TASK BRIEF
Extract only the first line of the listing and every line after it up to and including the one with "const colores = ['#5F1C36', '#F0A020', '#00624A'];". Omit the pictures.

MATERIAL
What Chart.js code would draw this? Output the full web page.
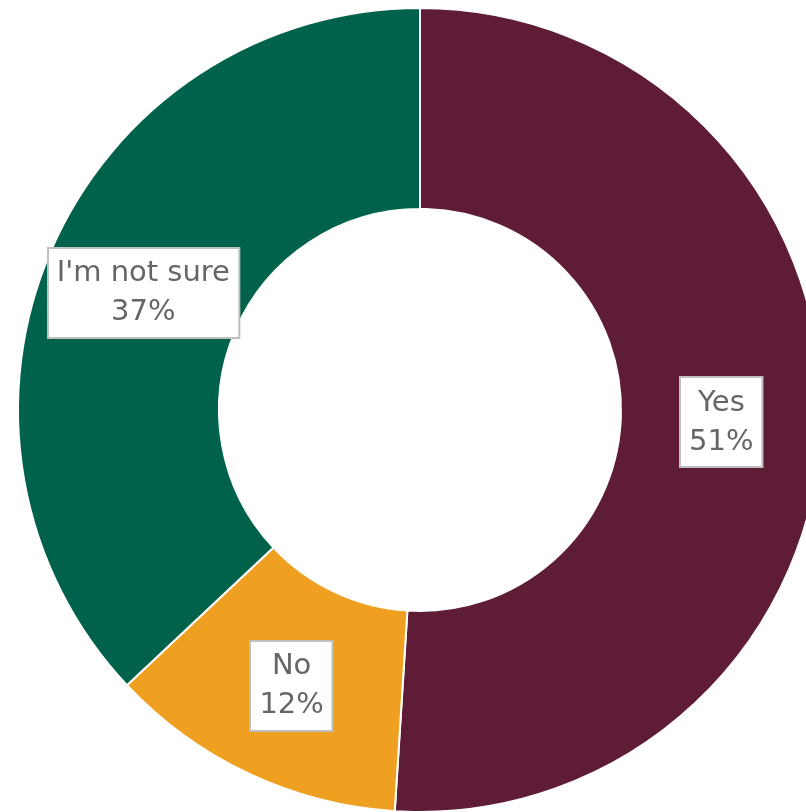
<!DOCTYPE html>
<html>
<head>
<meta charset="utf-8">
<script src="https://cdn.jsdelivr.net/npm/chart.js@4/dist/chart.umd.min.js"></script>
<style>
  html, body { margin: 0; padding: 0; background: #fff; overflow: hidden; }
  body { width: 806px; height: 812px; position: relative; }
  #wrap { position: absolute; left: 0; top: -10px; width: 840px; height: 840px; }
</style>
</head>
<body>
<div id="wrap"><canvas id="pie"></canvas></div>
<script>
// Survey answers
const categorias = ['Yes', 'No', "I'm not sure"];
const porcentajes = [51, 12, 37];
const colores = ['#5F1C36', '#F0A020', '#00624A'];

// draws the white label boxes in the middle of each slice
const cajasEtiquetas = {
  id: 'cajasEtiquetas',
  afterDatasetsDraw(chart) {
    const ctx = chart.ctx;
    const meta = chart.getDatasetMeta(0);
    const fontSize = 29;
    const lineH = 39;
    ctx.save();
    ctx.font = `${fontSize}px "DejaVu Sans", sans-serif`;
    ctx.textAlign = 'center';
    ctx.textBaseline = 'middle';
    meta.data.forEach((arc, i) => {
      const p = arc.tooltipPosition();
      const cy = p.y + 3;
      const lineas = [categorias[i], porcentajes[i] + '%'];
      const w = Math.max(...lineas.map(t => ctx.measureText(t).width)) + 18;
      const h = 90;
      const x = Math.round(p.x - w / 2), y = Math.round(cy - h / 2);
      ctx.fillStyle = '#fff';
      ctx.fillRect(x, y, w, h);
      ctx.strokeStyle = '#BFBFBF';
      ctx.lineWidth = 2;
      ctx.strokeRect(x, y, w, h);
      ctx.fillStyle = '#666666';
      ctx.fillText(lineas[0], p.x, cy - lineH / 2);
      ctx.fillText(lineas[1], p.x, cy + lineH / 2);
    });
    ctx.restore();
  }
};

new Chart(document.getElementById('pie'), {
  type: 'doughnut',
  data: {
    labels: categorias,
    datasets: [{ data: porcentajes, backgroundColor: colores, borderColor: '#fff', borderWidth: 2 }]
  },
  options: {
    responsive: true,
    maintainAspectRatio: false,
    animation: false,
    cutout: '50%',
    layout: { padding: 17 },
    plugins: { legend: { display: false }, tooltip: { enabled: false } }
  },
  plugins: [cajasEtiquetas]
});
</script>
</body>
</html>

EXERCISE RESULT
What Chart.js code would draw this? Output the full web page.
<!DOCTYPE html>
<html>
<head>
<meta charset="utf-8">
<script src="https://cdn.jsdelivr.net/npm/chart.js@4/dist/chart.umd.min.js"></script>
<style>
  html, body { margin: 0; padding: 0; background: #fff; overflow: hidden; }
  body { width: 806px; height: 812px; position: relative; }
  #wrap { position: absolute; left: 0; top: -10px; width: 840px; height: 840px; }
</style>
</head>
<body>
<div id="wrap"><canvas id="pie"></canvas></div>
<script>
// Survey answers
const categorias = ['Yes', 'No', "I'm not sure"];
const porcentajes = [51, 12, 37];
const colores = ['#5F1C36', '#F0A020', '#00624A'];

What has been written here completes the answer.